Birds and the Bees
Years ago, after my wife told me it was time to have the Birds and the Bees talk with our oldest son, I butchered the whole thing pretty badly. I over explained everything. There was a near fainting, and you could say that about either of us. Afterward, I couldn’t help but think about the time my dad had the same conversation with me.
I don’t remember exactly where we were; I just remember it was the two of us and he was acting like somebody had died and then he thrust a book at me. The title was something like “Little Timmy Learns How Mom and Dad had a Tickle Fight Under the Covers and Used Love and a Little Sweat Equity to Make a Baby.” I saw where this was going and how pained Dad was, and I tried to ease his discomfort. I said, “Are you telling me my sweet, dear mother was involved in something like this?”
My dad can be a tad proper. So with the book he said, “All right, son, it’s all in there. You know, read it. I don’t think you’ll have any questions. But if you do have questions, read it again, because I’m pretty sure the answers are somewhere in that book.”
Obviously when he went to the bookstore Dad was too embarrassed to browse through the sex books. I’m thinking he found this one in the comedy section. It was six pages long and based on the detailed drawings, it must have been written by a NASA engineer with some kind of doodle disorder. There were stick figures for visual aids and what should have been pretty simple personal hardware was flying in all different directions and in and out of things. It looked like rockets were blasting off everywhere.
After perusing this book, I immediately knew something was terribly wrong with me, since the male stick figure had an appendage long enough to wrap around the planet. And I really couldn’t get my mind past that. It all blurred before my eyes now that I knew, stick figure or not, that I would never be capable of having one of those tickle fights should I so choose to do so.

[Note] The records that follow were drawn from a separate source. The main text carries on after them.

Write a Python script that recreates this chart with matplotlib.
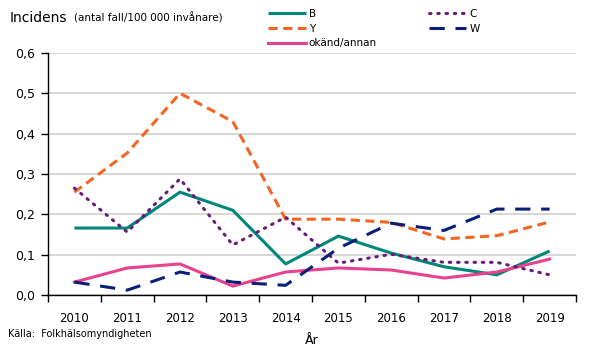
import matplotlib.pyplot as plt
import numpy as np

years = [2010, 2011, 2012, 2013, 2014, 2015, 2016, 2017, 2018, 2019]
B = [0.166, 0.166, 0.255, 0.210, 0.077, 0.146, 0.104, 0.070, 0.050, 0.109]
Y = [0.255, 0.352, 0.500, 0.430, 0.188, 0.188, 0.180, 0.139, 0.147, 0.181]
C = [0.265, 0.156, 0.288, 0.124, 0.193, 0.079, 0.101, 0.081, 0.081, 0.050]
W = [0.032, 0.012, 0.057, 0.032, 0.024, 0.116, 0.178, 0.160, 0.213, 0.213]
okand = [0.032, 0.067, 0.077, 0.022, 0.057, 0.067, 0.062, 0.042, 0.057, 0.089]

fig = plt.figure(figsize=(5.9, 3.51), dpi=100)
ax = fig.add_axes([48/590, 1-295/351, (576-48)/590, (295-53)/351])
pos = np.arange(len(years))

lw = 2.2
lB, = ax.plot(pos, B, color='#00877A', lw=lw, label='B', solid_capstyle='butt')
lY, = ax.plot(pos, Y, color='#F26522', lw=lw, ls=(0, (3, 1.8)), label='Y')
lO, = ax.plot(pos, okand, color='#E6428F', lw=lw, label='okänd/annan')
lC, = ax.plot(pos, C, color='#6A1B7A', lw=lw, ls=(0, (0.5, 2.2)), dash_capstyle='round', label='C')
lW, = ax.plot(pos, W, color='#0B1F78', lw=lw, ls=(0, (5, 3.5)), label='W')

ax.set_xlim(-0.5, 9.5)
ax.set_ylim(0, 0.6)
yt = np.arange(0, 0.61, 0.1)
ax.set_yticks(yt)
ax.set_yticklabels([('%.1f' % v).replace('.', ',') for v in yt])
ax.set_xticks(pos)
ax.set_xticklabels([str(y) for y in years])
ax.set_xticks(np.arange(-0.5, 9.6, 1), minor=True)
ax.tick_params(axis='x', which='major', length=0, pad=12, labelsize=8.5)
ax.tick_params(axis='x', which='minor', length=5, width=1, direction='out')
ax.tick_params(axis='y', length=5, width=1, direction='out', labelsize=9, pad=4)
ax.grid(axis='y', color='#D0D0D0', lw=1.2)
ax.set_axisbelow(True)
for s in ['top', 'right']:
    ax.spines[s].set_visible(False)
ax.spines['left'].set_linewidth(1)
ax.spines['bottom'].set_linewidth(1)

ax.set_xlabel('År', fontsize=9, labelpad=7)

fig.text(10/590, 1-18/351, 'Incidens', fontsize=10, va='center', ha='left')
fig.text(74/590, 1-18/351, '(antal fall/100 000 invånare)', fontsize=7.5, va='center', ha='left')
fig.text(8/590, 1-334/351, 'Källa:  Folkhälsomyndigheten', fontsize=7, va='center', ha='left')

leg = fig.legend([lB, lY, lO, lC, lW], ['B', 'Y', 'okänd/annan', 'C', 'W'],
                 ncol=2, loc='upper left', bbox_to_anchor=(268/590, 1-9/351),
                 frameon=False, fontsize=7.5, handlelength=3.6, handletextpad=0.3,
                 labelspacing=0.45, columnspacing=5.0, borderaxespad=0, borderpad=0)

fig.savefig('out.png', dpi=100)
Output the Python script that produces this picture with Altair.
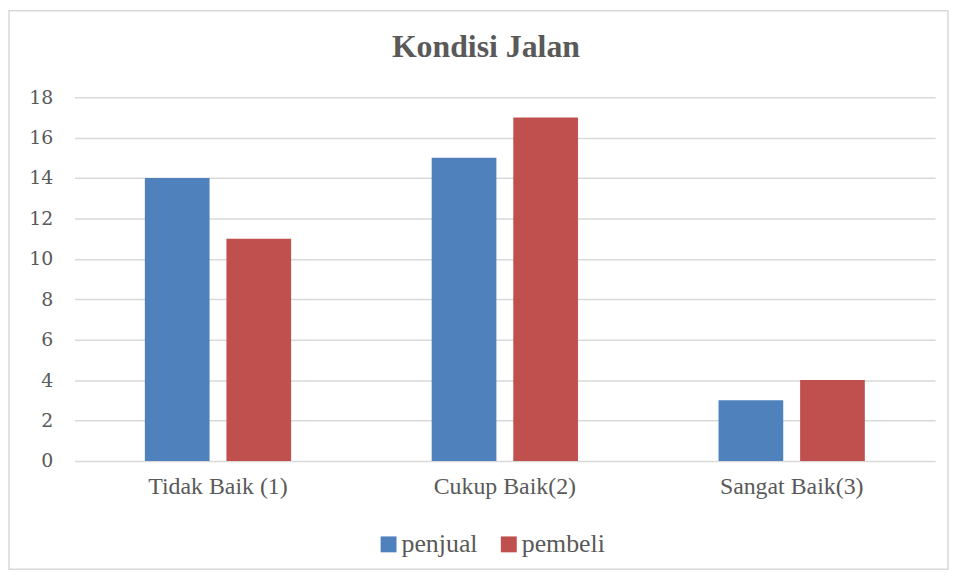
import altair as alt
import pandas as pd

title_text = ["Kondisi Jalan"]
categories = ["Tidak Baik (1)", "Cukup Baik(2)", "Sangat Baik(3)"]
series = ["penjual", "pembeli"]
penjual = [14, 15, 3]
pembeli = [11, 17, 4]
colors = ["#4F81BD", "#C0504D"]
y_ticks = [0, 2, 4, 6, 8, 10, 12, 14, 16, 18]

rows = []
for c, a, b in zip(categories, penjual, pembeli):
    rows.append({"kategori": c, "seri": "penjual", "nilai": a})
    rows.append({"kategori": c, "seri": "pembeli", "nilai": b})
df = pd.DataFrame(rows)

W, H = 866, 366
SERIF = "Liberation Serif"
YFONT = "DejaVu Serif"

bars = alt.Chart(df).mark_bar().encode(
    x=alt.X("kategori:N", sort=categories, title=None,
            scale=alt.Scale(paddingInner=0.49, paddingOuter=0.245),
            axis=alt.Axis(labelAngle=0, domain=False, ticks=False, labelPadding=14,
                          labelFont=SERIF, labelFontSize=24, labelColor="#595959")),
    xOffset=alt.XOffset("seri:N", sort=series, scale=alt.Scale(paddingInner=0.207, paddingOuter=0)),
    y=alt.Y("nilai:Q", title=None, scale=alt.Scale(domain=[0, 18], nice=False),
            axis=alt.Axis(values=y_ticks, domain=False, ticks=False, labelPadding=22,
                          labelFont=YFONT, labelFontSize=19, labelColor="#595959",
                          gridColor="#d9d9d9", gridWidth=1.5)),
    color=alt.Color("seri:N", sort=series, scale=alt.Scale(domain=series, range=colors),
                    legend=alt.Legend(title=None, orient="none", direction="horizontal",
                                      legendX=303, legendY=437,
                                      symbolType="square", symbolSize=256, symbolStrokeWidth=0,
                                      labelFont=SERIF, labelFontSize=26,
                                      labelColor="#595959", labelOffset=0, columnPadding=18)),
)

border = alt.Chart(pd.DataFrame({"d": [0]})).mark_rect(
    fill=None, stroke="#d9d9d9", strokeWidth=1.5
).encode(
    x=alt.value(-66), x2=alt.value(879), y=alt.value(-87), y2=alt.value(475)
)

title = alt.Chart(pd.DataFrame({"judul": title_text})).mark_text(
    font=SERIF, fontSize=32, fontWeight="bold", color="#595959",
    align="center", baseline="middle"
).encode(text="judul:N", x=alt.value(414), y=alt.value(-50))

chart = alt.layer(border, bars, title).properties(
    width=W, height=H,
    padding={"left": 67, "top": 88, "right": 15, "bottom": 108},
    autosize=alt.AutoSizeParams(type="none"),
).configure_view(stroke=None)

chart.save("out.html", embed_options={"renderer": "svg", "actions": False})
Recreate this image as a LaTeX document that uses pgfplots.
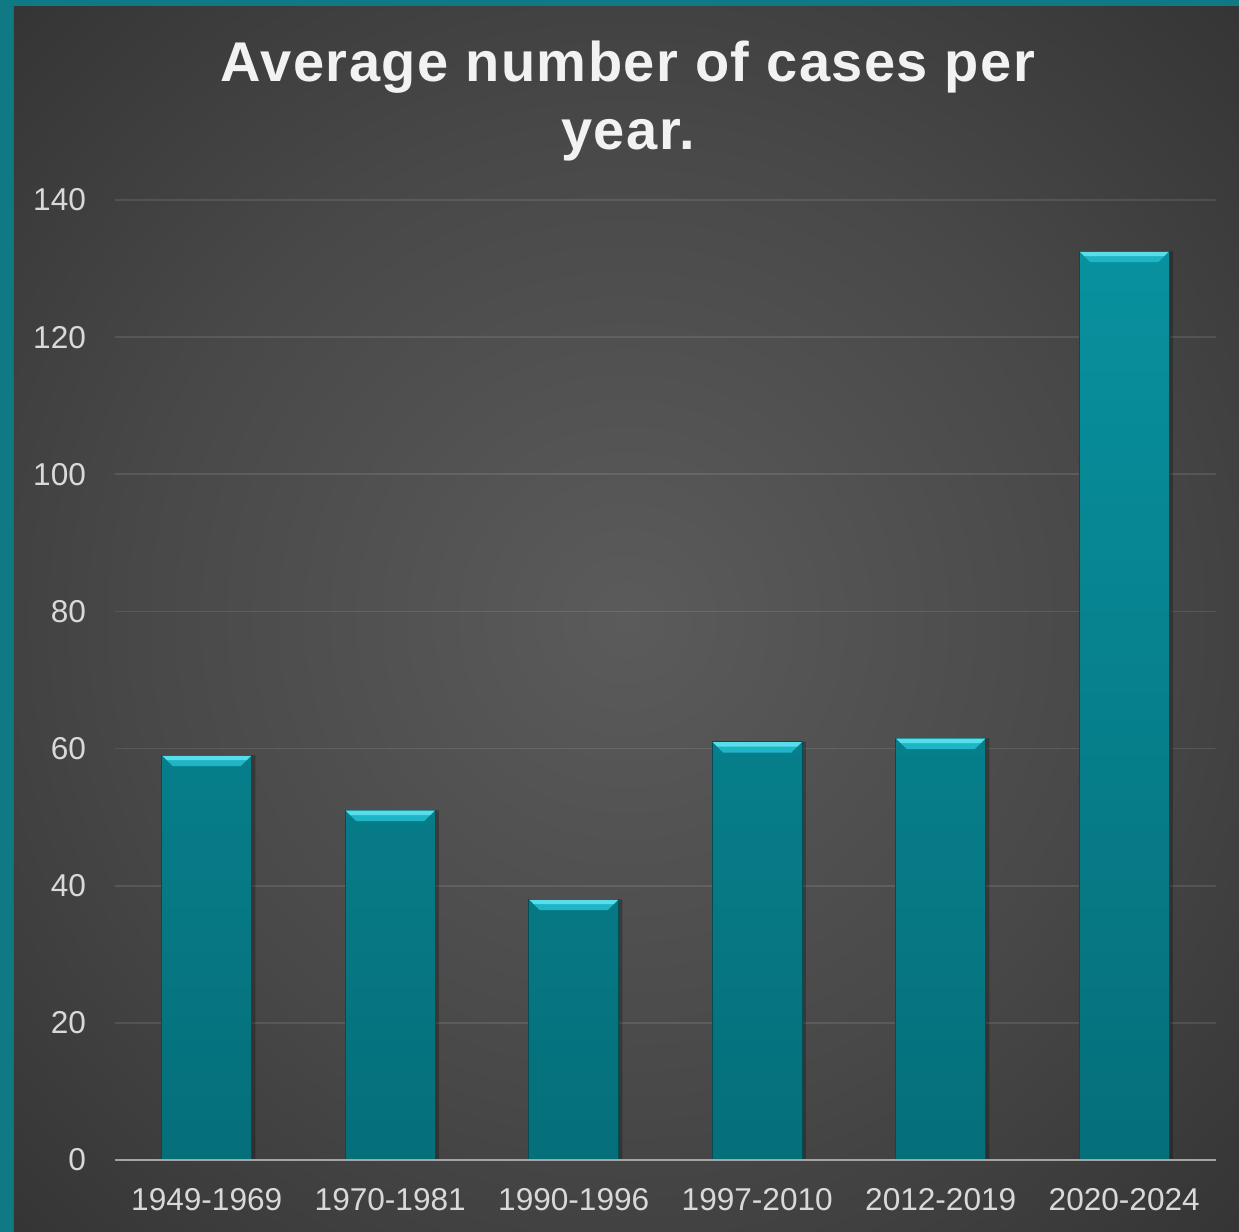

Some people say we all want to be like our parents. I know I do. But I also think, in many instances, we want to be for our children what our parents were not. It is a generational, parenting shift that all of us can see if we bother to look.
According to the stories they told me, my grandparents fed my parents bugs because there was no money for food. They did the whole “walking both ways uphill to school in the snow” thing. And they also made their clothes out of animal hides. I’m pretty sure that means Dad never had to learn about sex from some dumb book and instead figured it out from watching all of those naked farm animals that were apparently wandering around his dirty, bare feet.
Then my father showered his own children, us, with things he did not have growing up, and maybe he didn’t make us work as hard as he should have.
Please don’t think I am knocking my father. There is no one I respect more. He is an attorney, and did a little hard time in politics. If you are ever accused of a major crime, and you actually committed that crime, then I could not think of a better person to get you off. Don’t burden him with the facts. He’ll win in spite of your stupidity or your temporary moment of bloody passion. That’s because he can form a bond with a jury, or a political crowd, as well as anyone. I think it’s because he can figure out their own stories before he gives them his.
A lot of people talk about how quiet my dad can be. I don’t think he is necessarily a quiet person; I just don’t think he says much unless he’s got something to say.
So, at this stage in life, politics is long gone. Dad still practices law and has entered what I call his vegetable growing years. Maybe, for him, the ending will be a little bit like the beginning. Growing what you eat. Animals scurrying about underfoot.
Now my oldest son is probably closer in age to the time he could talk to his own offspring about how life comes to be. It’s just a thought, but maybe Dad could have taken me out to the old farm and let me watch the animals go at it, instead of giving me that dumb book.